* START RECORD EXCERPTS *
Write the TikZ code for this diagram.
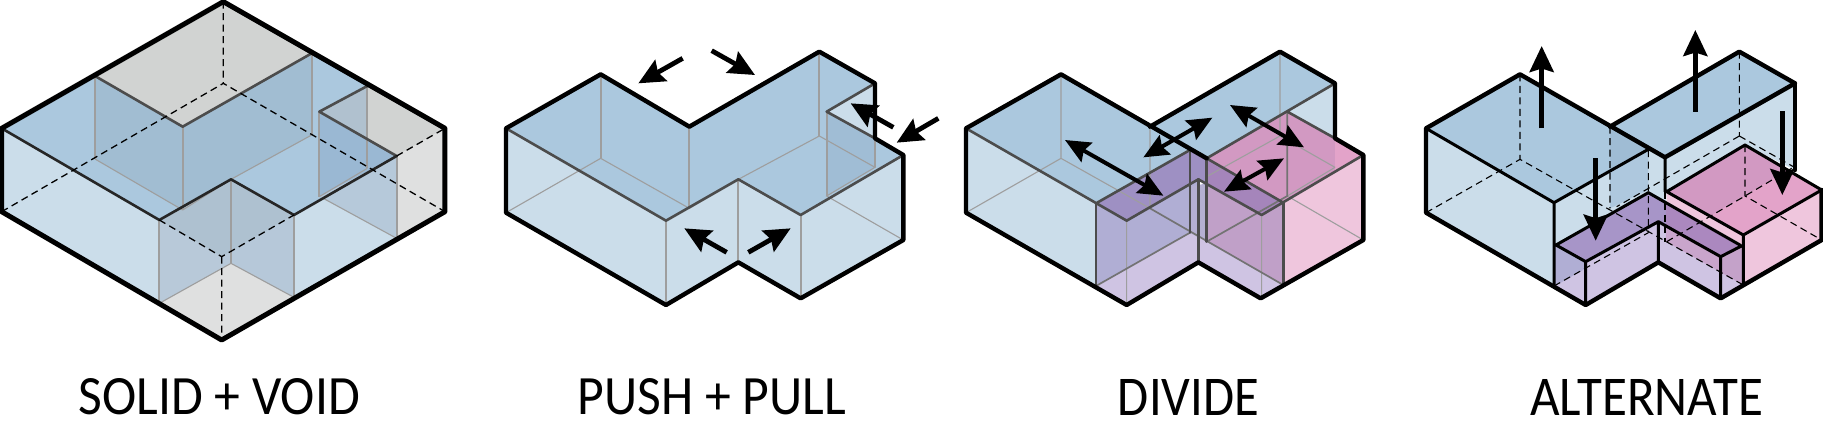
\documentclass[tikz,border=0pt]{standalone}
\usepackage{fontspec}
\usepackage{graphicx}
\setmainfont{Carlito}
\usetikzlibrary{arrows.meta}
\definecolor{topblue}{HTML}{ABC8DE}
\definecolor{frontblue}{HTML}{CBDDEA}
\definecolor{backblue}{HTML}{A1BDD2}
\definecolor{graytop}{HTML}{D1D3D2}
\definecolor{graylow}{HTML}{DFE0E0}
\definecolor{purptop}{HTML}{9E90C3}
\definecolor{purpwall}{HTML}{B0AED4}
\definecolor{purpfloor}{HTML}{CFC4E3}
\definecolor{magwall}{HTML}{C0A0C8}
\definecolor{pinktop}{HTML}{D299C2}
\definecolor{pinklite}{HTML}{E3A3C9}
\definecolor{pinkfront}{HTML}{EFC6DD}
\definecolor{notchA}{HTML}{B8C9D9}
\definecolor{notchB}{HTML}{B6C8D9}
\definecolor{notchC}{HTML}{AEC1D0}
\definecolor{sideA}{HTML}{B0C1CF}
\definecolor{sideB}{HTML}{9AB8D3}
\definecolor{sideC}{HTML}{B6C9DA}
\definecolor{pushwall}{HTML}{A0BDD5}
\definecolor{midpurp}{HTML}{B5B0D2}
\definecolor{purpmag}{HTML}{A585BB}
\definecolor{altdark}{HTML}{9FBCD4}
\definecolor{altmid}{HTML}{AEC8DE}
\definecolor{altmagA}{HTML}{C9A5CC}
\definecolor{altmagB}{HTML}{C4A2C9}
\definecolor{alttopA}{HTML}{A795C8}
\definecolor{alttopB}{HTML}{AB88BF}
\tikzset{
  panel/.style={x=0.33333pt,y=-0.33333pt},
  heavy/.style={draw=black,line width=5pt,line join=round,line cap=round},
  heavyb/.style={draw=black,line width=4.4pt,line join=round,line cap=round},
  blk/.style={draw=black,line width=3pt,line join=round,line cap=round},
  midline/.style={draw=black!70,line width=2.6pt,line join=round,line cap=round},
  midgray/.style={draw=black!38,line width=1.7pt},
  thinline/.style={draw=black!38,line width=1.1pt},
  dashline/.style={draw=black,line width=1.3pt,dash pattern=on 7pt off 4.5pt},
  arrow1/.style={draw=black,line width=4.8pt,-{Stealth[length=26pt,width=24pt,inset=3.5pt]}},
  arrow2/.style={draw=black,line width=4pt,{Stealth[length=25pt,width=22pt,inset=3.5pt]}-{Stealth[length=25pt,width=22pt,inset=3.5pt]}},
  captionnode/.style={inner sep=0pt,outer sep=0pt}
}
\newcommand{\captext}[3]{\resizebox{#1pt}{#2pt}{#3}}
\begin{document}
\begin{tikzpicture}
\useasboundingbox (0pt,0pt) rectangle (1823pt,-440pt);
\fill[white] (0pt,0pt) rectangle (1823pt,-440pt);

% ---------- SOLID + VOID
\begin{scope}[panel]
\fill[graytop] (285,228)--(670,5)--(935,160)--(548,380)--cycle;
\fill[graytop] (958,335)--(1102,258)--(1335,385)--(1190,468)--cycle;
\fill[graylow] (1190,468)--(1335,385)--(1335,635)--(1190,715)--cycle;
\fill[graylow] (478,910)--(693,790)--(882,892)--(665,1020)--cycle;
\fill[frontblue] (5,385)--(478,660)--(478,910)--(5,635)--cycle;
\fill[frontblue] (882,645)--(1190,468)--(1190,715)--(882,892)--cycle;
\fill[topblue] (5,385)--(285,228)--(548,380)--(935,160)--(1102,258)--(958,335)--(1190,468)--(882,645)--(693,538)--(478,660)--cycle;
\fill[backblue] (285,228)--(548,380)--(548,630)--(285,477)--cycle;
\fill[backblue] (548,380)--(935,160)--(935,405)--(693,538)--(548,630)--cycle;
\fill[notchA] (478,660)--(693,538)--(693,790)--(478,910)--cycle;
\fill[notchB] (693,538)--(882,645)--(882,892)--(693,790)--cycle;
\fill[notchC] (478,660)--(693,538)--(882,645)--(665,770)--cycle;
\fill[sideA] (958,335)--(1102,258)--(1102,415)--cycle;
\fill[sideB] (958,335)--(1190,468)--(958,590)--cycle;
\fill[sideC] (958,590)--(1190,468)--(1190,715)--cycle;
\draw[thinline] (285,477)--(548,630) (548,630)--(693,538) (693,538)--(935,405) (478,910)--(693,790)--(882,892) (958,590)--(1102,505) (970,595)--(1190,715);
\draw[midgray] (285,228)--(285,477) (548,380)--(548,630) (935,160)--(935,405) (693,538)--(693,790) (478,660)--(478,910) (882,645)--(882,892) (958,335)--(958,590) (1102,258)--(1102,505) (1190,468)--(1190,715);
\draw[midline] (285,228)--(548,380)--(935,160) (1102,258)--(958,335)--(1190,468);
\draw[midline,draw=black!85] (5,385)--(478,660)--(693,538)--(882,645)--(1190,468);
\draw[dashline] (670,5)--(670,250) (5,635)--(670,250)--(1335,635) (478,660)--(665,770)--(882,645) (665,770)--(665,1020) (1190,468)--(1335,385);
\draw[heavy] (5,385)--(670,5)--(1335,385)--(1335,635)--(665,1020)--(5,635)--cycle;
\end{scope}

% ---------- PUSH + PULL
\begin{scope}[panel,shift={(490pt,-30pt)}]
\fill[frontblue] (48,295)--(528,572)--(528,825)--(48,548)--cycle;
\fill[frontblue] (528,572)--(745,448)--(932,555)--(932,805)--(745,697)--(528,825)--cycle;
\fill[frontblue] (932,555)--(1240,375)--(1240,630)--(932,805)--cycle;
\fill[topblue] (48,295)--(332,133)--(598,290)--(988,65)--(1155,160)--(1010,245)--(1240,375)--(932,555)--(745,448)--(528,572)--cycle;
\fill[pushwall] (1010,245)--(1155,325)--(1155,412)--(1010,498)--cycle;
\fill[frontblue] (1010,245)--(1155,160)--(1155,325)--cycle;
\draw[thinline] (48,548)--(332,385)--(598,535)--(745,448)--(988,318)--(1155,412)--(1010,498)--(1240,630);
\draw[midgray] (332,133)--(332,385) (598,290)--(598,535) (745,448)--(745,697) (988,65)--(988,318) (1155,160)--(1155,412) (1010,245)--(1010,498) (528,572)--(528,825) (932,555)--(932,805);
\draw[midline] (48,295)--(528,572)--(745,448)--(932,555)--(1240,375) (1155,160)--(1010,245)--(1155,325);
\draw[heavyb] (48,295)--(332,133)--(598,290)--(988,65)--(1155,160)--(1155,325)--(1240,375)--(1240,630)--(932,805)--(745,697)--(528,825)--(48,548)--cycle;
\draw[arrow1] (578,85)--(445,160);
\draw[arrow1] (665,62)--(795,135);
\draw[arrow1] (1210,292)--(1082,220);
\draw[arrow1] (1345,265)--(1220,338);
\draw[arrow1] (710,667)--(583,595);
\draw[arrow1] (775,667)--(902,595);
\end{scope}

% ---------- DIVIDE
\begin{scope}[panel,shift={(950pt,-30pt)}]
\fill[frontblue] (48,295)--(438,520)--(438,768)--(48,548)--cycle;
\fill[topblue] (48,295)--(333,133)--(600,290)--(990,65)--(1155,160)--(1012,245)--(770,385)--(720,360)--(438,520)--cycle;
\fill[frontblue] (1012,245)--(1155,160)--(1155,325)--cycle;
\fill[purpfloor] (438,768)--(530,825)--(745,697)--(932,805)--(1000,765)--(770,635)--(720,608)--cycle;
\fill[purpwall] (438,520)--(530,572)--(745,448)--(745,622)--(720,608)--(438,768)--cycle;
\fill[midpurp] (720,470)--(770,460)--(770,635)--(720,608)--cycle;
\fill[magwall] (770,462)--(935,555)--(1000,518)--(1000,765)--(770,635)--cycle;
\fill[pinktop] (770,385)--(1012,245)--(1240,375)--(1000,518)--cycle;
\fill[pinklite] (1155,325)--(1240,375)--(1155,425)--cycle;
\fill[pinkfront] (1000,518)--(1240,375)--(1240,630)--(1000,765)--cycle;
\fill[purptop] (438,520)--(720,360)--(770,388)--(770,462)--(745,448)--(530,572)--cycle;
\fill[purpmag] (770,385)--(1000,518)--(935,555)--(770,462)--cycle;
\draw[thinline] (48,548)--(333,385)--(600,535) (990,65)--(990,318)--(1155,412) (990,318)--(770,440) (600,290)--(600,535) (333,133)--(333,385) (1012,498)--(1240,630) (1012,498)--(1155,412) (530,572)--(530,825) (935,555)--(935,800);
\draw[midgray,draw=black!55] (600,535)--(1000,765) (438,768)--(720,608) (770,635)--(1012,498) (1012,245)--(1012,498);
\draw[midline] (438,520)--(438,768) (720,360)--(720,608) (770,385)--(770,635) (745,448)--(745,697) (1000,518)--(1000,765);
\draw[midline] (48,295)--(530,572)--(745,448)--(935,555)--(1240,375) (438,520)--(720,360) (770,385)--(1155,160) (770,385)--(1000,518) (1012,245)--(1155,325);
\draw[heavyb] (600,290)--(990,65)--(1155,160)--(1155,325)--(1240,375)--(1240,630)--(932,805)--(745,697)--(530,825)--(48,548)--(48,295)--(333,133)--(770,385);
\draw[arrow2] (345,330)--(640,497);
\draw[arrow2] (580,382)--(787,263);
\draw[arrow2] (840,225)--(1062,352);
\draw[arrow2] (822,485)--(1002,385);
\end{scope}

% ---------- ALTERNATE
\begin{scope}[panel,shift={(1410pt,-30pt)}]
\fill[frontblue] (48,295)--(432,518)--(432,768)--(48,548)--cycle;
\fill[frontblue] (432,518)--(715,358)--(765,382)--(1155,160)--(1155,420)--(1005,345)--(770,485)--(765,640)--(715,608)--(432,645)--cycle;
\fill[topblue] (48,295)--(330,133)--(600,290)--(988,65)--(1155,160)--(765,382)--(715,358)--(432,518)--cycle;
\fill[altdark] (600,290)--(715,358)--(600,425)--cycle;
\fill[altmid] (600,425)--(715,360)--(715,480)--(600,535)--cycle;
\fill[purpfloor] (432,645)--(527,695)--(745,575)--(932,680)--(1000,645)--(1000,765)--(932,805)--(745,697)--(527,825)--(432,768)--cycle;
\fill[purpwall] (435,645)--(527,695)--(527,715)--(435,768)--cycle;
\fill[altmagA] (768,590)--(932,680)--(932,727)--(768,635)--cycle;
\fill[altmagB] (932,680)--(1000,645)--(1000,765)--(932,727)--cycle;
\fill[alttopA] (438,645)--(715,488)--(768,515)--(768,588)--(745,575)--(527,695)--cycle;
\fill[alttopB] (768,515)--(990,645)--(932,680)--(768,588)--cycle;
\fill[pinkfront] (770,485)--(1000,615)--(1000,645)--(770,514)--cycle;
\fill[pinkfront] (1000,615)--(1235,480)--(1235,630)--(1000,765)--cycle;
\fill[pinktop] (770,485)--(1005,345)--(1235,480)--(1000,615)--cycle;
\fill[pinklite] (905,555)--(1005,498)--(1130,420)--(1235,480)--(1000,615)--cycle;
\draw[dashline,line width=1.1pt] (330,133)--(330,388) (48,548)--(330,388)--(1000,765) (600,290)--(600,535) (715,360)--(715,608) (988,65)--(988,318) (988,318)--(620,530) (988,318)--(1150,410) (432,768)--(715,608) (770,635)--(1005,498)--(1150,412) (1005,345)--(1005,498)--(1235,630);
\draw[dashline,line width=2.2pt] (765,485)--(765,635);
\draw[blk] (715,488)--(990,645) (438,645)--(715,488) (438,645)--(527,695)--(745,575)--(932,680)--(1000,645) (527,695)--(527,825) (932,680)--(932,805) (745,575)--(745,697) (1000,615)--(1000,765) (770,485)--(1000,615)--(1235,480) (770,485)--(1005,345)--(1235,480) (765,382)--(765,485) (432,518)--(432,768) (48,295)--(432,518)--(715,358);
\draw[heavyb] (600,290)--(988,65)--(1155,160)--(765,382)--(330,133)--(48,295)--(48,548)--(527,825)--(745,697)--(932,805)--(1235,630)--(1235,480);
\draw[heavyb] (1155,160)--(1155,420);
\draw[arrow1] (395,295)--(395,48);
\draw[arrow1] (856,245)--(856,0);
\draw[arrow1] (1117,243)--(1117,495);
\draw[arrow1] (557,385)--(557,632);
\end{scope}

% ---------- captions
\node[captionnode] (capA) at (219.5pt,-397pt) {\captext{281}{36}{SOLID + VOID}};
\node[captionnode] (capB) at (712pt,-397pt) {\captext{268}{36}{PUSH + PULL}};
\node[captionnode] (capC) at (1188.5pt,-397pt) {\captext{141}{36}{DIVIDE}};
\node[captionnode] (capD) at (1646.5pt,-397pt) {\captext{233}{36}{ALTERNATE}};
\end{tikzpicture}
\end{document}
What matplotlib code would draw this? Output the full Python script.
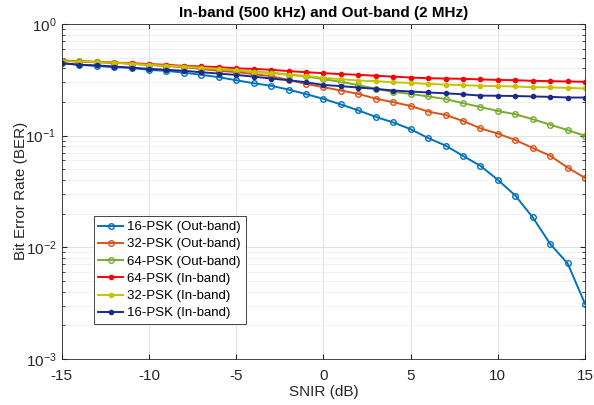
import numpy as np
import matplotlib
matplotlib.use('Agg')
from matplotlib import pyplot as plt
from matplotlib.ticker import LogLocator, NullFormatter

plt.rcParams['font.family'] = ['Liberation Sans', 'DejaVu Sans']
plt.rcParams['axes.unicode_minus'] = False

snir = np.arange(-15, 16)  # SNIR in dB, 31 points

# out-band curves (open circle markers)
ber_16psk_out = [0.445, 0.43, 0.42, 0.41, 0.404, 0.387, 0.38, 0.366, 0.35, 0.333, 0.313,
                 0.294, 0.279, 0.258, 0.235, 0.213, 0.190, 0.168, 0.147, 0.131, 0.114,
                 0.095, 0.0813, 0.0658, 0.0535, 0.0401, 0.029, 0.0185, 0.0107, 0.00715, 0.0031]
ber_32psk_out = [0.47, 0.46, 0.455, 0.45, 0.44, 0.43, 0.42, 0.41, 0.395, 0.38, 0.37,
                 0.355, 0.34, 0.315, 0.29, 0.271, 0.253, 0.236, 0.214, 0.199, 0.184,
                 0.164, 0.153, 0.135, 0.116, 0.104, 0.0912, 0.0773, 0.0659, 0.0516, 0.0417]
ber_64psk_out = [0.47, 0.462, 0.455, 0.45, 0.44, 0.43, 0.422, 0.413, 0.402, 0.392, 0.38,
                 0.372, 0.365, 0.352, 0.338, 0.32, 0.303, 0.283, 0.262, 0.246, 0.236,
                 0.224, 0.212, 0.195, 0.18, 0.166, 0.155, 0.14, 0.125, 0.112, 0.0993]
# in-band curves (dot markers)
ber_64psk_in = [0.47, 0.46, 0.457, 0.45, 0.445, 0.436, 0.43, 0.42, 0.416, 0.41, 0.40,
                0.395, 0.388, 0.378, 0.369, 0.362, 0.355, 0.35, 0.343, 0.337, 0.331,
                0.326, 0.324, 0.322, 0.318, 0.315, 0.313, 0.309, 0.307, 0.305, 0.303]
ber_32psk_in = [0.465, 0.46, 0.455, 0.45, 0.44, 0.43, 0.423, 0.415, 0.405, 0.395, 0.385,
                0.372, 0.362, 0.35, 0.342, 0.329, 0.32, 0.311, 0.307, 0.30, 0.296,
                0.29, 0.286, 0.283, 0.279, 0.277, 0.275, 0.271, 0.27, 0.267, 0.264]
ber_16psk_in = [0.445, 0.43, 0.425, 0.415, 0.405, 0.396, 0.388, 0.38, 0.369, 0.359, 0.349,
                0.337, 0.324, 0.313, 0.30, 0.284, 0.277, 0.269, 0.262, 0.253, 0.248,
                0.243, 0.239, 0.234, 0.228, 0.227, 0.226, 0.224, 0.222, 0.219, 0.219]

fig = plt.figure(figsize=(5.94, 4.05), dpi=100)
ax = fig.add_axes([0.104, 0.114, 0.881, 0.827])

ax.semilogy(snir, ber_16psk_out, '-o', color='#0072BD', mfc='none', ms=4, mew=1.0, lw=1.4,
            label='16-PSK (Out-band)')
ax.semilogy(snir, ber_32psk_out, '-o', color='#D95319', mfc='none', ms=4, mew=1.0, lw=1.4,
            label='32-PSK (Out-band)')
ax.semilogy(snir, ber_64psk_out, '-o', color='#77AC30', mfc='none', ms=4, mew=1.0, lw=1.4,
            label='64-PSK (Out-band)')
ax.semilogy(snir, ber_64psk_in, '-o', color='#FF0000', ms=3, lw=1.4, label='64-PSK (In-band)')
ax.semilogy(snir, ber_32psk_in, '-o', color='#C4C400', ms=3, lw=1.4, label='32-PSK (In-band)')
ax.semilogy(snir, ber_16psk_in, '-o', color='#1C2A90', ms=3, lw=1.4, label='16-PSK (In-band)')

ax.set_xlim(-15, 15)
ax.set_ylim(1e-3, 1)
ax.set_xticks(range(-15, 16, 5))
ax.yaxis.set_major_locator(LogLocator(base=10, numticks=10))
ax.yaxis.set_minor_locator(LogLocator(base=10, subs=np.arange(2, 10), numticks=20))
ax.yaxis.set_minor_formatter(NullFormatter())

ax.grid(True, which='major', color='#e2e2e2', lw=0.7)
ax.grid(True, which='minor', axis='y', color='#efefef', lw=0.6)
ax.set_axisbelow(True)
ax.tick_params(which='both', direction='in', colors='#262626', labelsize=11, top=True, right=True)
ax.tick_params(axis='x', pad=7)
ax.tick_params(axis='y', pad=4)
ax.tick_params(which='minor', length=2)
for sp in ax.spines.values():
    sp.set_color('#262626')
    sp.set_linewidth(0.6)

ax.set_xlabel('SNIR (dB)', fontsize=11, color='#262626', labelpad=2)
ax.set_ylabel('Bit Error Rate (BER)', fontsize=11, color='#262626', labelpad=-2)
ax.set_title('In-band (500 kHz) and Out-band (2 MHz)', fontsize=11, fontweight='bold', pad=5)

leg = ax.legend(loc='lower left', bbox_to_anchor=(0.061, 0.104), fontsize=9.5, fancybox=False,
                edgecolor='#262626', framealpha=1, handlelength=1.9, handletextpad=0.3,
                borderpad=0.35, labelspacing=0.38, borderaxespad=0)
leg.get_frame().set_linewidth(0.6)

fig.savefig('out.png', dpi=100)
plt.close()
* END RECORD EXCERPTS *
#### TASK REQUIREMENTS:
Output exactly the lines above, from the line with "What matplotlib code" to the line with "snir = np.arange(-15, 16)", both included; skip the pictures.

#### ANSWER FOR THE TASK:
What matplotlib code would draw this? Output the full Python script.
import numpy as np
import matplotlib
matplotlib.use('Agg')
from matplotlib import pyplot as plt
from matplotlib.ticker import LogLocator, NullFormatter

plt.rcParams['font.family'] = ['Liberation Sans', 'DejaVu Sans']
plt.rcParams['axes.unicode_minus'] = False

snir = np.arange(-15, 16)  # SNIR in dB, 31 points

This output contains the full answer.